# dwarf sag substrate?



## CLUSTER ONE

Will dwarf sag be a good carpet plant to cover more or less the entire 125 tank floor?
Substrate is a play sand and lighting is about 1.76wpg.

Will play sand be a suitable substrate?
My thoughts are to use the playsand or to use the playsand and let the carpet grow before removing the carpet and substrate and replacing it entirly with something like eco compleate or flourite.


----------



## CloneME

Play sand would work for a substrate. It would carpet faster with a nutrient based substrate such as flourite or eco complete. I have some dwarf sag in my 125 now, looks good as a carpet I think. Just takes a while for it's roots to get established in the sand.


----------



## CLUSTER ONE

would it be a pain to plant it on sand then let it grow then invest in flourite or something?
I dont mind spending the time if i can easily re root it but im not surehow easy it is to root it.


----------



## DiPpY eGgS

What you do to re-plant is take the carpet apart, and plant where you want them about an inch or 2 apart, and let it re-carpet


----------



## CLUSTER ONE

DiPpY eGgS said:


> What you do to re-plant is take the carpet apart, and plant where you want them about an inch or 2 apart, and let it re-carpet


 To thin it out do you just remove plants?

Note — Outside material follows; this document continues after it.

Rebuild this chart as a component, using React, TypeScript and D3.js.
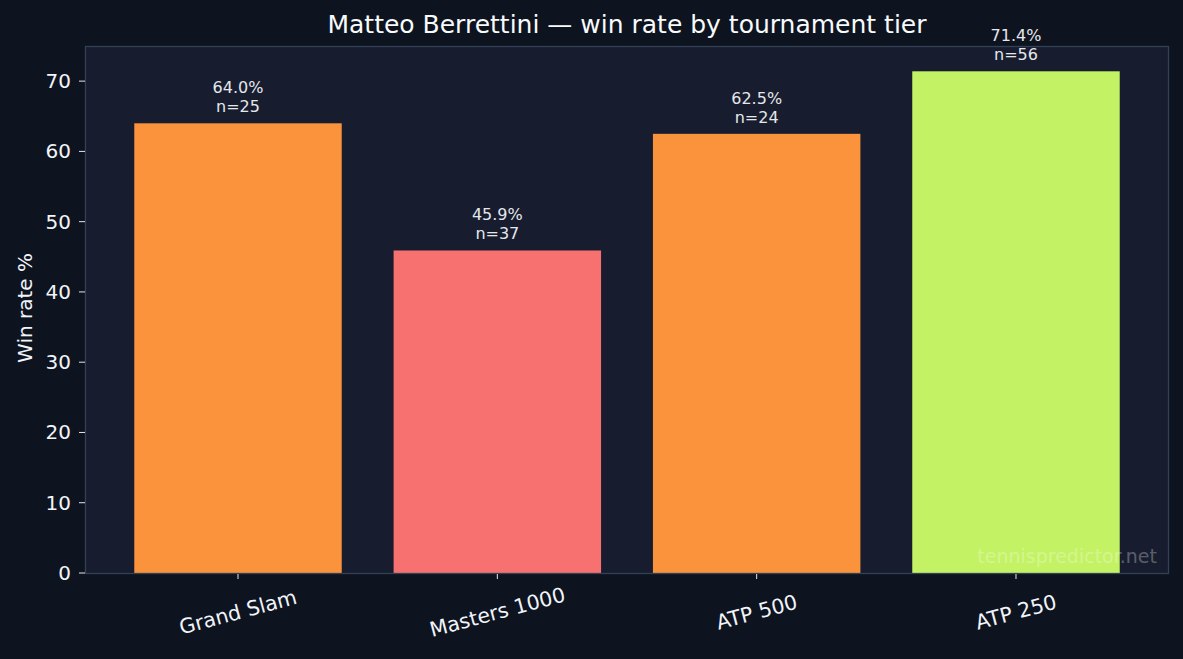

I heard not to cut it shorter so am i supposed to just remove the plants that are long and let the new plants from the runners fill in? and repeat...


----------



## traumatic

yeah to thin it out, just remove individual plants. don't cut the leaves.


----------



## CLUSTER ONE

With other plants, how do i know i i should cut them smaller or thin them out?


----------



## DiPpY eGgS

sean-820 said:


> With other plants, how do i know i i should cut them smaller or thin them out?


trust me, you will know


----------



## traumatic

well, there are the most common beginner plants, amazon swords which are rosettes (they propogate by budding) those you just remove the old leaves on the outside or an entire leaf from where the stem starts at the center.

then there are plants that spread by runners, just snip the runner and remove the plant.

then there are stem plants, you trim anywhere on the stem just above any new growth offshoots. (some stems won't have offshoots until you trim them)

any plant with a rhizome (anubias, java ferns...), you just remove the entire leaf.

The only circumstance in which you will ever trim a leaf (or blade) is in hairgrass. and you only do that when before you first plant them..


----------